- [INFORMATION SHOWN]
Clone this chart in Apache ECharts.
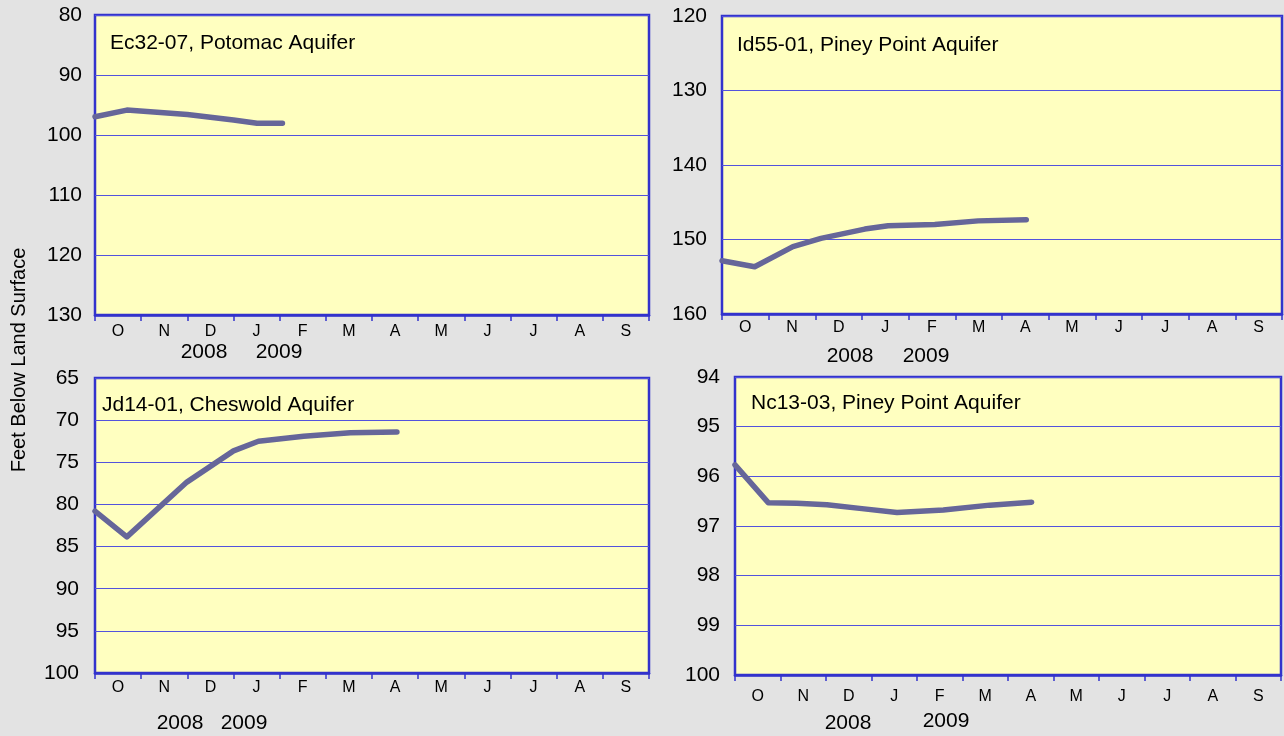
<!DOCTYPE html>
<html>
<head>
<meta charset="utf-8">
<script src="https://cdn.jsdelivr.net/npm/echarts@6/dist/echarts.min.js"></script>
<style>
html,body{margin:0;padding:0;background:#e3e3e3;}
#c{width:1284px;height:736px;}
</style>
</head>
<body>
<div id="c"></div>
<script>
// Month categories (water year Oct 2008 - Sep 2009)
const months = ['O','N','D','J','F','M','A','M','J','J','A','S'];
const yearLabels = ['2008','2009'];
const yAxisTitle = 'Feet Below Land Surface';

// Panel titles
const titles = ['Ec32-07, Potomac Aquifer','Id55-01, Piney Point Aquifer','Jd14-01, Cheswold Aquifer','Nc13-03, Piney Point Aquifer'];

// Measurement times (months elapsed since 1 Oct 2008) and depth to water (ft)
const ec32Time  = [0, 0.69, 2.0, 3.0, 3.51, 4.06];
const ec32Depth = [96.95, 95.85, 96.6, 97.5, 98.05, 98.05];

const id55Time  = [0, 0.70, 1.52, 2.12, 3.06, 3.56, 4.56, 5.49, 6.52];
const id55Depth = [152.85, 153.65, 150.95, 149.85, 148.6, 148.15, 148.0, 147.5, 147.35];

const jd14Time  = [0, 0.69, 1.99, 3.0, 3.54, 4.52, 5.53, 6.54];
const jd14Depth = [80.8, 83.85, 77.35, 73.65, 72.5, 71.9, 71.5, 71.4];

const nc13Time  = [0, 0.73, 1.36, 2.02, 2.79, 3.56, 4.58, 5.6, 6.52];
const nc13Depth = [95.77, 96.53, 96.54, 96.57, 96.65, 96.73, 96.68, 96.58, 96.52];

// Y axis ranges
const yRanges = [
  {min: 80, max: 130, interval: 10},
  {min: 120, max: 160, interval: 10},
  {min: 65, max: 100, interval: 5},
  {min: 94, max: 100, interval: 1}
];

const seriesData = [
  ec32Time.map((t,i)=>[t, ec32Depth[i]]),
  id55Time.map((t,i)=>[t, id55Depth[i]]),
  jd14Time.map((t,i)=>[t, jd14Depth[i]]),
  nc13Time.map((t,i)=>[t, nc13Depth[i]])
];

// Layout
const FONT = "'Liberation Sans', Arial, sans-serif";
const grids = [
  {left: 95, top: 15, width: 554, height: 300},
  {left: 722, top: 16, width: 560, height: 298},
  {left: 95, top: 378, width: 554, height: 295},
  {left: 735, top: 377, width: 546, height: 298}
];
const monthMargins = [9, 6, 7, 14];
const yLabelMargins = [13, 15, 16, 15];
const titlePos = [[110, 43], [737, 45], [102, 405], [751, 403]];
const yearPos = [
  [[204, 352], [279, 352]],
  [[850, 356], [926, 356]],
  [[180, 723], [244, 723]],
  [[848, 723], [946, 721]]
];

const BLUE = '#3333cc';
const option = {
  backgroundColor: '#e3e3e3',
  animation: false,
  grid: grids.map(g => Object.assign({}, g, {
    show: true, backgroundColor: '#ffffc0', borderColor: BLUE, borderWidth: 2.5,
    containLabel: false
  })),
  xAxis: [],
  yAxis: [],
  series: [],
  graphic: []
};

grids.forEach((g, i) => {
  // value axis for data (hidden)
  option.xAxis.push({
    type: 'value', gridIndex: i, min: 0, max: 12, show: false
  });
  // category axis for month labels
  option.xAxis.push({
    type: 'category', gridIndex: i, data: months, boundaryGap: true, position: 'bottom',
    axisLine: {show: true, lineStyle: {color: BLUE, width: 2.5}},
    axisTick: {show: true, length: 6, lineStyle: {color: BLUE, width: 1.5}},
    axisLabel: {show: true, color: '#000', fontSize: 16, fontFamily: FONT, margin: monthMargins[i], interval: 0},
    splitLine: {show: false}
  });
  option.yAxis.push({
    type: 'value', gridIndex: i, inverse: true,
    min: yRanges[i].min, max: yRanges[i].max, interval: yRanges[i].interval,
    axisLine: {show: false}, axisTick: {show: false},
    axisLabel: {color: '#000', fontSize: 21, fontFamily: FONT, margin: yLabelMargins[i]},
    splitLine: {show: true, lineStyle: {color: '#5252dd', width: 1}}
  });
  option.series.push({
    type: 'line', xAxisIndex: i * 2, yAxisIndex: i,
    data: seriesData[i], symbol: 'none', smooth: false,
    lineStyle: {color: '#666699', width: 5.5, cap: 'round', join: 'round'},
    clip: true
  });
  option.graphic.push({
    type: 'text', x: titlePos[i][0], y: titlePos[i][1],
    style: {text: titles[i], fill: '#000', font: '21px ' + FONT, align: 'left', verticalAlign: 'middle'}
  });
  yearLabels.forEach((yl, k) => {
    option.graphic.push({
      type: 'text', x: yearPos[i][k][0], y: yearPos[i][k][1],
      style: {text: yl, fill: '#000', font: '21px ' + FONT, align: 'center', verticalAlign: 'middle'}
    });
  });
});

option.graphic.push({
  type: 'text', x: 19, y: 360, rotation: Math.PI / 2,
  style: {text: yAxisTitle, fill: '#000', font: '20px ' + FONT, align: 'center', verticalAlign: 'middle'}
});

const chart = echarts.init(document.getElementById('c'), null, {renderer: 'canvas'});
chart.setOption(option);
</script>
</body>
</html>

- [THE EXERCISE] Take the listing above and print it exactly, apart from the pictures.

- [THE RESPONSE]
Clone this chart in Apache ECharts.
<!DOCTYPE html>
<html>
<head>
<meta charset="utf-8">
<script src="https://cdn.jsdelivr.net/npm/echarts@6/dist/echarts.min.js"></script>
<style>
html,body{margin:0;padding:0;background:#e3e3e3;}
#c{width:1284px;height:736px;}
</style>
</head>
<body>
<div id="c"></div>
<script>
// Month categories (water year Oct 2008 - Sep 2009)
const months = ['O','N','D','J','F','M','A','M','J','J','A','S'];
const yearLabels = ['2008','2009'];
const yAxisTitle = 'Feet Below Land Surface';

// Panel titles
const titles = ['Ec32-07, Potomac Aquifer','Id55-01, Piney Point Aquifer','Jd14-01, Cheswold Aquifer','Nc13-03, Piney Point Aquifer'];

// Measurement times (months elapsed since 1 Oct 2008) and depth to water (ft)
const ec32Time  = [0, 0.69, 2.0, 3.0, 3.51, 4.06];
const ec32Depth = [96.95, 95.85, 96.6, 97.5, 98.05, 98.05];

const id55Time  = [0, 0.70, 1.52, 2.12, 3.06, 3.56, 4.56, 5.49, 6.52];
const id55Depth = [152.85, 153.65, 150.95, 149.85, 148.6, 148.15, 148.0, 147.5, 147.35];

const jd14Time  = [0, 0.69, 1.99, 3.0, 3.54, 4.52, 5.53, 6.54];
const jd14Depth = [80.8, 83.85, 77.35, 73.65, 72.5, 71.9, 71.5, 71.4];

const nc13Time  = [0, 0.73, 1.36, 2.02, 2.79, 3.56, 4.58, 5.6, 6.52];
const nc13Depth = [95.77, 96.53, 96.54, 96.57, 96.65, 96.73, 96.68, 96.58, 96.52];

// Y axis ranges
const yRanges = [
  {min: 80, max: 130, interval: 10},
  {min: 120, max: 160, interval: 10},
  {min: 65, max: 100, interval: 5},
  {min: 94, max: 100, interval: 1}
];

const seriesData = [
  ec32Time.map((t,i)=>[t, ec32Depth[i]]),
  id55Time.map((t,i)=>[t, id55Depth[i]]),
  jd14Time.map((t,i)=>[t, jd14Depth[i]]),
  nc13Time.map((t,i)=>[t, nc13Depth[i]])
];

// Layout
const FONT = "'Liberation Sans', Arial, sans-serif";
const grids = [
  {left: 95, top: 15, width: 554, height: 300},
  {left: 722, top: 16, width: 560, height: 298},
  {left: 95, top: 378, width: 554, height: 295},
  {left: 735, top: 377, width: 546, height: 298}
];
const monthMargins = [9, 6, 7, 14];
const yLabelMargins = [13, 15, 16, 15];
const titlePos = [[110, 43], [737, 45], [102, 405], [751, 403]];
const yearPos = [
  [[204, 352], [279, 352]],
  [[850, 356], [926, 356]],
  [[180, 723], [244, 723]],
  [[848, 723], [946, 721]]
];

const BLUE = '#3333cc';
const option = {
  backgroundColor: '#e3e3e3',
  animation: false,
  grid: grids.map(g => Object.assign({}, g, {
    show: true, backgroundColor: '#ffffc0', borderColor: BLUE, borderWidth: 2.5,
    containLabel: false
  })),
  xAxis: [],
  yAxis: [],
  series: [],
  graphic: []
};

grids.forEach((g, i) => {
  // value axis for data (hidden)
  option.xAxis.push({
    type: 'value', gridIndex: i, min: 0, max: 12, show: false
  });
  // category axis for month labels
  option.xAxis.push({
    type: 'category', gridIndex: i, data: months, boundaryGap: true, position: 'bottom',
    axisLine: {show: true, lineStyle: {color: BLUE, width: 2.5}},
    axisTick: {show: true, length: 6, lineStyle: {color: BLUE, width: 1.5}},
    axisLabel: {show: true, color: '#000', fontSize: 16, fontFamily: FONT, margin: monthMargins[i], interval: 0},
    splitLine: {show: false}
  });
  option.yAxis.push({
    type: 'value', gridIndex: i, inverse: true,
    min: yRanges[i].min, max: yRanges[i].max, interval: yRanges[i].interval,
    axisLine: {show: false}, axisTick: {show: false},
    axisLabel: {color: '#000', fontSize: 21, fontFamily: FONT, margin: yLabelMargins[i]},
    splitLine: {show: true, lineStyle: {color: '#5252dd', width: 1}}
  });
  option.series.push({
    type: 'line', xAxisIndex: i * 2, yAxisIndex: i,
    data: seriesData[i], symbol: 'none', smooth: false,
    lineStyle: {color: '#666699', width: 5.5, cap: 'round', join: 'round'},
    clip: true
  });
  option.graphic.push({
    type: 'text', x: titlePos[i][0], y: titlePos[i][1],
    style: {text: titles[i], fill: '#000', font: '21px ' + FONT, align: 'left', verticalAlign: 'middle'}
  });
  yearLabels.forEach((yl, k) => {
    option.graphic.push({
      type: 'text', x: yearPos[i][k][0], y: yearPos[i][k][1],
      style: {text: yl, fill: '#000', font: '21px ' + FONT, align: 'center', verticalAlign: 'middle'}
    });
  });
});

option.graphic.push({
  type: 'text', x: 19, y: 360, rotation: Math.PI / 2,
  style: {text: yAxisTitle, fill: '#000', font: '20px ' + FONT, align: 'center', verticalAlign: 'middle'}
});

const chart = echarts.init(document.getElementById('c'), null, {renderer: 'canvas'});
chart.setOption(option);
</script>
</body>
</html>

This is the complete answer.